Zeitgemäß ist es gerade, die psychische Situation der jungen Mutter in den Blick zu nehmen. Niemand sollte so naiv sein und sich eine Geburt als einen heiteren Akt vorzustellen. Die unvergleichlichen Schmerzen, die Panikattacken, die Angst vor dem Misslingen, die Scham, die gottlosen Ausrufe, die Flüche und Verwünschungen … Es soll und darf niemand schuldig gesprochen werden, zumal es nicht nur bewusste, sondern auch unbewusste Sünden gibt, aber warum sollte man hier nicht ganz allgemein von Befleckung sprechen, für die der Priester um Vergebung und Reinigung bittet, bevor die Mutter wieder zu den Heiligen Gaben tritt? Es gehört auch zur kirchlichen Weisheit, dass für diese unbewussten und ungewollten Sünden keine Beichte als Voraussetzung für die Kommunion vorgeschrieben ist, sondern klugerweise nur einfache Reinigungsgebete. Des weiteren kann es sehr massive Kindbettdepressionen geben, die dämonische Ausmaße annehmen können bis zur Gefahr der Kindstötung in Gedanken. Verzweiflung, Niedergeschlagenheit, Mutlosigkeit und Kraftlosigkeit, der „Babyblues“ eben, können auch im Rückblick nach der notwendigen Erholung in den ersten sechs Wochen traurig stimmen.
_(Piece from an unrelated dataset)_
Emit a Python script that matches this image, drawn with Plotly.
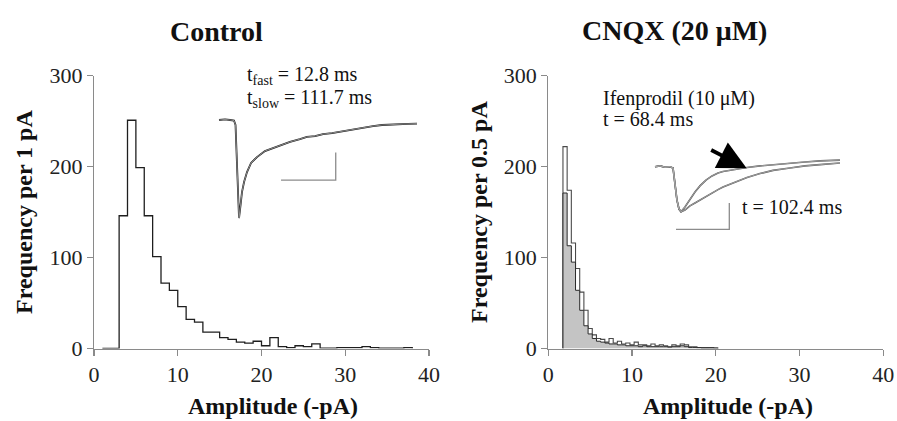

Die Geburt bringt nicht nur ein neues lebendiges Wesen hervor, sondern einher geht auch die Abstoßung von blutigem, alten, ausgedienten Toten, die sich über Wochen hinziehen kann und durchaus das Gefühl von Unreinheit hinterlässt. Es ist eine Folge des Sündenfalls, dass die Mitwirkung des Menschen am Schöpfungswerk Gottes auch toten Abfall produziert, ohne den das Leben nicht entstehen konnte. Ohne auf Details eingehen zu müssen, steckt offensichtlich in den Gebeten, die auch nicht in Details gehen und nichts begründen, sondern nur sehr allgemein umschreiben, mehr Weisheit, als der erste Blick und der erste Affekt gegen sie vermuten lässt. Diese Einsicht könnte vielleicht manchen Reformeifer etwas abkühlen. Welche Freude für die Mutter, nach 40 Tagen wieder genesen mit dem Kind und vielleicht auch der ganzen Familie zur Kirche zu kommen, um das Kind vorzustellen, sich segnen zu lassen und sich wieder einzugliedern in die Kirchengemeinde und eucharistische Gemeinschaft.

 


[1] Diese Übertragung von Psalm 50, 7 folgt der Ausgabe „Septuaginta Deutsch“, Deutsche Bibelgesellschaft, Stuttgart 2010 (dort leicht verändert: „Denn siehe, in Gesetzlosigkeiten bin ich empfangen worden, und in Sünden hat mich meine Mutter begehrt“). Das „Orthodoxe Gebetbuch“ des Klosters des Hl. Hiob von Pocaev, München 2010, übersetzt: „Denn siehe, in Unrecht bin ich empfangen, und in Sünden gebar mich meine Mutter“. Das griechische Ausgangswort in der Septuaginta für „begehrte“ bzw. „gebar“ lautet: έκίσσησέν. Es wird in jedem Fall bei Luther, der „empfangen“ verwendet, falsch übersetzt.